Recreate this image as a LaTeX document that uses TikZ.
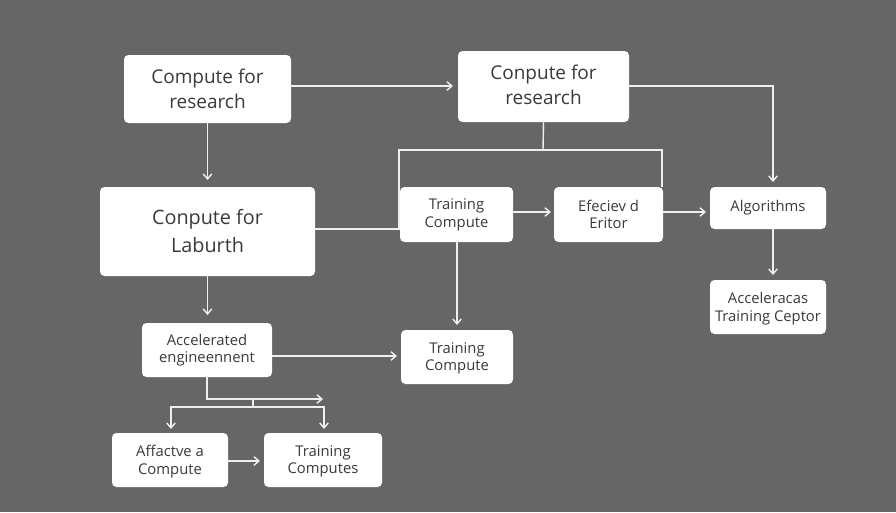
\documentclass[tikz,border=0pt]{standalone}
\usepackage{fontspec}
\setmainfont{Open Sans}
\usetikzlibrary{arrows.meta}
\definecolor{bgc}{HTML}{666666}
\definecolor{inkc}{HTML}{3A3A3A}
\definecolor{linec}{HTML}{EFEFEF}
\tikzset{
  box/.style={fill=white,rounded corners=4.5pt,inner sep=0pt,align=center,text=inkc,anchor=center},
  lbl/.style={inner sep=0pt,align=center,text=inkc,anchor=center},
  bigfont/.style={font=\fontsize{19}{25}\selectfont},
  hugefont/.style={font=\fontsize{19.8}{28}\selectfont},
  smallfont/.style={font=\fontsize{14.8}{17.5}\selectfont},
  link/.style={draw=linec,line width=1.4pt},
  arr/.style={link,-{Straight Barb[length=5pt,width=8.5pt,line width=1.4pt]}},
}
\begin{document}
\begin{tikzpicture}[x=1pt,y=-1pt]
\useasboundingbox (0,0) rectangle (896,512);
\fill[bgc] (0,0) rectangle (896,512);
\node[box,bigfont,minimum width=167pt,minimum height=68pt] (A) at (207.5,89) {Compute for\\research};
\node[box,minimum width=171pt,minimum height=71pt] (B) at (543.5,86.5) {};
\node[lbl,bigfont] (Bt) at ([yshift=2pt]B.center) {Conpute for\\research};
\node[box,hugefont,minimum width=215pt,minimum height=89pt] (C) at (207.5,231.5) {Conpute for\\Laburth};
\node[box,minimum width=113pt,minimum height=55pt] (D) at (456.5,214.5) {};
\node[lbl,smallfont] (Dt) at ([yshift=-0.5pt]D.center) {Training\\Compute};
\node[box,smallfont,minimum width=109pt,minimum height=55pt] (E) at (608.5,214.5) {Efeciev d\\Eritor};
\node[box,smallfont,minimum width=116pt,minimum height=42pt] (F) at (768,208) {Algorithms};
\node[box,minimum width=116pt,minimum height=54pt] (G) at (768,307) {};
\node[lbl,smallfont] (Gt) at ([yshift=-1.5pt]G.center) {Acceleracas\\Training Ceptor};
\node[box,smallfont,minimum width=130pt,minimum height=54pt] (H) at (207,350) {Accelerated\\engineennent};
\node[box,minimum width=112pt,minimum height=54pt] (I) at (457,357) {};
\node[lbl,smallfont] (It) at ([yshift=-1.5pt]I.center) {Training\\Compute};
\node[box,minimum width=116pt,minimum height=54pt] (J) at (170,460) {};
\node[lbl,smallfont] (Jt) at ([yshift=-1.5pt]J.center) {Affactve a\\Compute};
\node[box,minimum width=118pt,minimum height=54pt] (K) at (323,460) {};
\node[lbl,smallfont] (Kt) at ([yshift=-1.5pt]K.center) {Training\\Computes};
% junctions
\coordinate (busM) at (543,150);
\coordinate (busL) at (399,150);
\coordinate (busR) at (662,150);
\coordinate (cR) at (399,229);
\coordinate (tR) at (773,86);
\coordinate (hT) at (207,399);
\coordinate (hE) at (323,399);
\coordinate (stub) at (253,399);
\coordinate (stubB) at (253,407);
\coordinate (lbL) at (171,407);
\coordinate (lbR) at (324,407);
% connectors
\draw[arr] (A.east|-0,86) -- (453,86);
\draw[arr] (A.south) -- (207.5,180);
\draw[arr] (B.east|-0,86) -- (tR) -- (773,182);
\draw[link] (B.south) -- (busM);
\draw[link] (C.east|-0,229) -- (cR) -- (busL) -- (busR) -- (busR|-E.north);
\draw[arr] (D.east|-0,212) -- (551,212);
\draw[arr] (E.east|-0,212) -- (706,212);
\draw[arr] (773,229) -- (773,275);
\draw[arr] (457,242) -- (457,325);
\draw[arr] (C.south) -- (207.5,315);
\draw[arr] (H.east|-0,356) -- (397,356);
\draw[arr] (207,377) -- (hT) -- (hE);
\draw[link] (stub) -- (stubB);
\draw[arr] (stubB) -- (lbL) -- (171,429);
\draw[arr] (stubB) -- (lbR) -- (324,429);
\draw[arr] (J.east|-0,461) -- (260,461);
\end{tikzpicture}
\end{document}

* **What you need to do**
Reproduce the whole listing above word for word, but not its pictures.

* **Response to the task**
Recreate this image as a LaTeX document that uses TikZ.
\documentclass[tikz,border=0pt]{standalone}
\usepackage{fontspec}
\setmainfont{Open Sans}
\usetikzlibrary{arrows.meta}
\definecolor{bgc}{HTML}{666666}
\definecolor{inkc}{HTML}{3A3A3A}
\definecolor{linec}{HTML}{EFEFEF}
\tikzset{
  box/.style={fill=white,rounded corners=4.5pt,inner sep=0pt,align=center,text=inkc,anchor=center},
  lbl/.style={inner sep=0pt,align=center,text=inkc,anchor=center},
  bigfont/.style={font=\fontsize{19}{25}\selectfont},
  hugefont/.style={font=\fontsize{19.8}{28}\selectfont},
  smallfont/.style={font=\fontsize{14.8}{17.5}\selectfont},
  link/.style={draw=linec,line width=1.4pt},
  arr/.style={link,-{Straight Barb[length=5pt,width=8.5pt,line width=1.4pt]}},
}
\begin{document}
\begin{tikzpicture}[x=1pt,y=-1pt]
\useasboundingbox (0,0) rectangle (896,512);
\fill[bgc] (0,0) rectangle (896,512);
\node[box,bigfont,minimum width=167pt,minimum height=68pt] (A) at (207.5,89) {Compute for\\research};
\node[box,minimum width=171pt,minimum height=71pt] (B) at (543.5,86.5) {};
\node[lbl,bigfont] (Bt) at ([yshift=2pt]B.center) {Conpute for\\research};
\node[box,hugefont,minimum width=215pt,minimum height=89pt] (C) at (207.5,231.5) {Conpute for\\Laburth};
\node[box,minimum width=113pt,minimum height=55pt] (D) at (456.5,214.5) {};
\node[lbl,smallfont] (Dt) at ([yshift=-0.5pt]D.center) {Training\\Compute};
\node[box,smallfont,minimum width=109pt,minimum height=55pt] (E) at (608.5,214.5) {Efeciev d\\Eritor};
\node[box,smallfont,minimum width=116pt,minimum height=42pt] (F) at (768,208) {Algorithms};
\node[box,minimum width=116pt,minimum height=54pt] (G) at (768,307) {};
\node[lbl,smallfont] (Gt) at ([yshift=-1.5pt]G.center) {Acceleracas\\Training Ceptor};
\node[box,smallfont,minimum width=130pt,minimum height=54pt] (H) at (207,350) {Accelerated\\engineennent};
\node[box,minimum width=112pt,minimum height=54pt] (I) at (457,357) {};
\node[lbl,smallfont] (It) at ([yshift=-1.5pt]I.center) {Training\\Compute};
\node[box,minimum width=116pt,minimum height=54pt] (J) at (170,460) {};
\node[lbl,smallfont] (Jt) at ([yshift=-1.5pt]J.center) {Affactve a\\Compute};
\node[box,minimum width=118pt,minimum height=54pt] (K) at (323,460) {};
\node[lbl,smallfont] (Kt) at ([yshift=-1.5pt]K.center) {Training\\Computes};
% junctions
\coordinate (busM) at (543,150);
\coordinate (busL) at (399,150);
\coordinate (busR) at (662,150);
\coordinate (cR) at (399,229);
\coordinate (tR) at (773,86);
\coordinate (hT) at (207,399);
\coordinate (hE) at (323,399);
\coordinate (stub) at (253,399);
\coordinate (stubB) at (253,407);
\coordinate (lbL) at (171,407);
\coordinate (lbR) at (324,407);
% connectors
\draw[arr] (A.east|-0,86) -- (453,86);
\draw[arr] (A.south) -- (207.5,180);
\draw[arr] (B.east|-0,86) -- (tR) -- (773,182);
\draw[link] (B.south) -- (busM);
\draw[link] (C.east|-0,229) -- (cR) -- (busL) -- (busR) -- (busR|-E.north);
\draw[arr] (D.east|-0,212) -- (551,212);
\draw[arr] (E.east|-0,212) -- (706,212);
\draw[arr] (773,229) -- (773,275);
\draw[arr] (457,242) -- (457,325);
\draw[arr] (C.south) -- (207.5,315);
\draw[arr] (H.east|-0,356) -- (397,356);
\draw[arr] (207,377) -- (hT) -- (hE);
\draw[link] (stub) -- (stubB);
\draw[arr] (stubB) -- (lbL) -- (171,429);
\draw[arr] (stubB) -- (lbR) -- (324,429);
\draw[arr] (J.east|-0,461) -- (260,461);
\end{tikzpicture}
\end{document}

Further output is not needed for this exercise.